Demonstrators in Minsk occasionally broke into singing "Razom Nas Bahato" ("Together We Are Many"), the emblematic song of the Orange Revolution.

The protest began in Minsk on Sunday evening, when some 10,000 people flooded into the square for a four-hour demonstration that was extraordinary for its size and for the noninterference by usually heavy-handed police.

About 5,000 gathered Monday night, dwindling to some 250 die-hards who stayed overnight, many locking arms to protect the tent camp on the cold paving stones.

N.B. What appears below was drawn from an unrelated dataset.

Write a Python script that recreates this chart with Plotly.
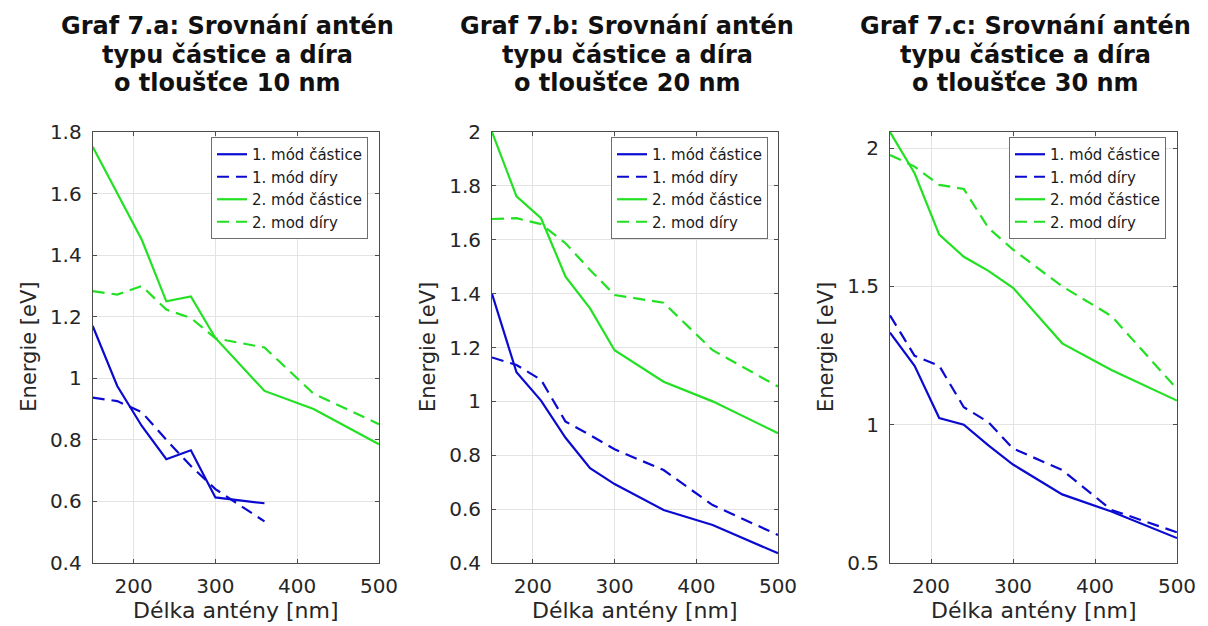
import plotly.graph_objects as go

W, H = 1208, 626

# ---------------- data ----------------
delka = [150, 180, 210, 240, 270, 300, 360, 420, 500]
delka_10 = [150, 180, 210, 240, 270, 300, 360]

# Graf 7.a  (10 nm)
a_mod1_castice = [1.17, 0.975, 0.845, 0.737, 0.766, 0.613, 0.594]
a_mod1_diry = [0.937, 0.926, 0.89, 0.80, 0.715, 0.64, 0.535]
a_mod2_castice = [1.752, 1.60, 1.45, 1.25, 1.266, 1.131, 0.959, 0.90, 0.786]
a_mod2_diry = [1.283, 1.272, 1.30, 1.223, 1.196, 1.13, 1.10, 0.95, 0.851]

# Graf 7.b  (20 nm)
b_mod1_castice = [1.399, 1.108, 1.003, 0.865, 0.752, 0.693, 0.597, 0.541, 0.436]
b_mod1_diry = [1.163, 1.135, 1.08, 0.925, 0.875, 0.822, 0.745, 0.615, 0.504]
b_mod2_castice = [2.0, 1.761, 1.68, 1.463, 1.345, 1.19, 1.073, 1.0, 0.882]
b_mod2_diry = [1.677, 1.68, 1.658, 1.587, 1.488, 1.395, 1.366, 1.19, 1.055]

# Graf 7.c  (30 nm)
c_mod1_castice = [1.333, 1.213, 1.024, 1.0, 0.925, 0.856, 0.748, 0.686, 0.59]
c_mod1_diry = [1.395, 1.249, 1.213, 1.063, 1.009, 0.914, 0.836, 0.692, 0.611]
c_mod2_castice = [2.058, 1.909, 1.687, 1.607, 1.556, 1.495, 1.294, 1.198, 1.087]
c_mod2_diry = [1.975, 1.933, 1.867, 1.852, 1.711, 1.633, 1.50, 1.393, 1.129]

names = ["1. mód částice", "1. mód díry", "2. mód částice", "2. mod díry"]
titles = [
    ["Graf 7.a: Srovnání antén", "typu částice a díra", "o tloušťce 10 nm"],
    ["Graf 7.b: Srovnání antén", "typu částice a díra", "o tloušťce 20 nm"],
    ["Graf 7.c: Srovnání antén", "typu částice a díra", "o tloušťce 30 nm"],
]
x_label = "Délka antény [nm]"
y_label = "Energie [eV]"
y_ranges = [[0.4, 1.8], [0.4, 2.0], [0.5, 2.058]]
y_ticks = [[0.4, 0.6, 0.8, 1.0, 1.2, 1.4, 1.6, 1.8],
           [0.4, 0.6, 0.8, 1.0, 1.2, 1.4, 1.6, 1.8, 2.0],
           [0.5, 1.0, 1.5, 2.0]]
y_ticktext = [["0.4", "0.6", "0.8", "1", "1.2", "1.4", "1.6", "1.8"],
              ["0.4", "0.6", "0.8", "1", "1.2", "1.4", "1.6", "1.8", "2"],
              ["0.5", "1", "1.5", "2"]]
x_ticks = [200, 300, 400, 500]

panels = [
    [(delka_10, a_mod1_castice), (delka_10, a_mod1_diry), (delka, a_mod2_castice), (delka, a_mod2_diry)],
    [(delka, b_mod1_castice), (delka, b_mod1_diry), (delka, b_mod2_castice), (delka, b_mod2_diry)],
    [(delka, c_mod1_castice), (delka, c_mod1_diry), (delka, c_mod2_castice), (delka, c_mod2_diry)],
]

# ---------------- styling ----------------
BLUE = "#0a0ad0"
GREEN = "#22e022"
colors = [BLUE, BLUE, GREEN, GREEN]
dashes = ["solid", "12px,7px", "solid", "12px,7px"]
FONT = "DejaVu Sans"
AX = "#4d4d4d"
TXT = "#262626"

# pixel geometry of the three plot areas
px_left = [92.7, 492, 890]
px_right = [379, 778, 1177]
px_top, px_bottom = 132, 563
legend_right = [368, 768, 1166]
legend_top = 137

fig = go.Figure()
for p in range(3):
    xa = "x" if p == 0 else f"x{p+1}"
    ya = "y" if p == 0 else f"y{p+1}"
    lg = "legend" if p == 0 else f"legend{p+1}"
    for k, (xs, ys) in enumerate(panels[p]):
        fig.add_trace(go.Scatter(
            x=xs, y=ys, mode="lines", name=names[k],
            line=dict(color=colors[k], width=2.2, dash=dashes[k]),
            xaxis=xa, yaxis=ya, legend=lg, showlegend=True,
        ))

layout = dict(
    width=W, height=H, autosize=False,
    margin=dict(l=0, r=0, t=0, b=0, autoexpand=False),
    paper_bgcolor="white", plot_bgcolor="white",
    font=dict(family=FONT, color=TXT),
    annotations=[],
)

for p in range(3):
    sfx = "" if p == 0 else str(p + 1)
    d_x = [px_left[p] / W, px_right[p] / W]
    d_y = [1 - px_bottom / H, 1 - px_top / H]
    layout["xaxis" + sfx] = dict(
        domain=d_x, range=[150, 500], tickvals=x_ticks,
        showgrid=True, gridcolor="#e3e3e3", gridwidth=1,
        showline=True, linecolor=AX, linewidth=1, mirror="ticks",
        ticks="inside", ticklen=4, tickcolor=AX,
        tickfont=dict(family=FONT, size=20, color=TXT),
        ticklabelstandoff=5, automargin=False,
        zeroline=False, anchor="y" + sfx,
    )
    layout["yaxis" + sfx] = dict(
        domain=d_y, range=y_ranges[p], tickvals=y_ticks[p], ticktext=y_ticktext[p],
        showgrid=True, gridcolor="#e3e3e3", gridwidth=1,
        showline=True, linecolor=AX, linewidth=1, mirror="ticks",
        ticks="inside", ticklen=4, tickcolor=AX,
        tickfont=dict(family=FONT, size=20, color=TXT),
        ticklabelstandoff=6, automargin=False,
        zeroline=False, anchor="x" + sfx,
    )
    layout["legend" + sfx] = dict(
        x=legend_right[p] / W, y=1 - legend_top / H,
        xanchor="right", yanchor="top",
        bgcolor="white", bordercolor="#6e6e6e", borderwidth=1,
        font=dict(family=FONT, size=15, color="#1a1a1a"),
        tracegroupgap=0, itemwidth=30,
    )
    cx = (px_left[p] + px_right[p]) / 2
    # title lines
    for i, (line, yc) in enumerate(zip(titles[p], [26, 55, 83])):
        layout["annotations"].append(dict(
            text=f"<b>{line}</b>", x=(cx - 8) / W, y=1 - yc / H,
            xref="paper", yref="paper", xanchor="center", yanchor="middle",
            showarrow=False, font=dict(family=FONT, size=24, color="#111111"),
        ))
    # x axis label
    layout["annotations"].append(dict(
        text=x_label, x=cx / W, y=1 - 610.5 / H, xref="paper", yref="paper",
        xanchor="center", yanchor="middle", showarrow=False,
        font=dict(family=FONT, size=22, color=TXT),
    ))
    # y axis label
    layout["annotations"].append(dict(
        text=y_label, x=(px_left[p] - 64) / W, y=1 - 347 / H, xref="paper", yref="paper",
        xanchor="center", yanchor="middle", showarrow=False, textangle=-90,
        font=dict(family=FONT, size=21, color=TXT),
    ))

fig.update_layout(**layout)
fig.write_html("out.html")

"We plan to stay here ... until the moment when the vote is pronounced falsified, when the authorities admit this and a new election is announced," said a 21-year-old student who gave his name only as Alexander, one of a dozen people sitting among the tents.

Tuesday night's protest was about the same size as Monday's. As a few dark-clad police milled near the edge of the crowd, demonstrators sang along with songs blaring from speakers.

In Ukraine and in Georgia's "Rose Revolution" in 2003, protests grew as police did not interfere. But Lukashenko, who has repressed opposition parties and independent media, is seen as unlikely to tolerate any serious challenge to his rule.

Two top opposition figures, United Civil Party leader Anatoly Lebedko and his deputy, Alexander Dobrovolsky, were detained Tuesday and sentenced to 15 and 10 days in jail, respectively, for taking part in an unsanctioned protest. Milinkevich's two sons were detained briefly Monday.

Andrei Denko, head of a leading opposition newspaper called Nasha Niva, was detained near the square. Milinkevich's staff also said that 109 people were detained in connection with the protests overnight.

The events in the nation of 10 million have set the West against Russia. Amid U.S. and EU criticism of the vote, Russian President Vladimir Putin, who has been seeking to restore Moscow's influence after Western-backed leaders came to power in Ukraine and Georgia, congratulated Lukashenko on his re-election.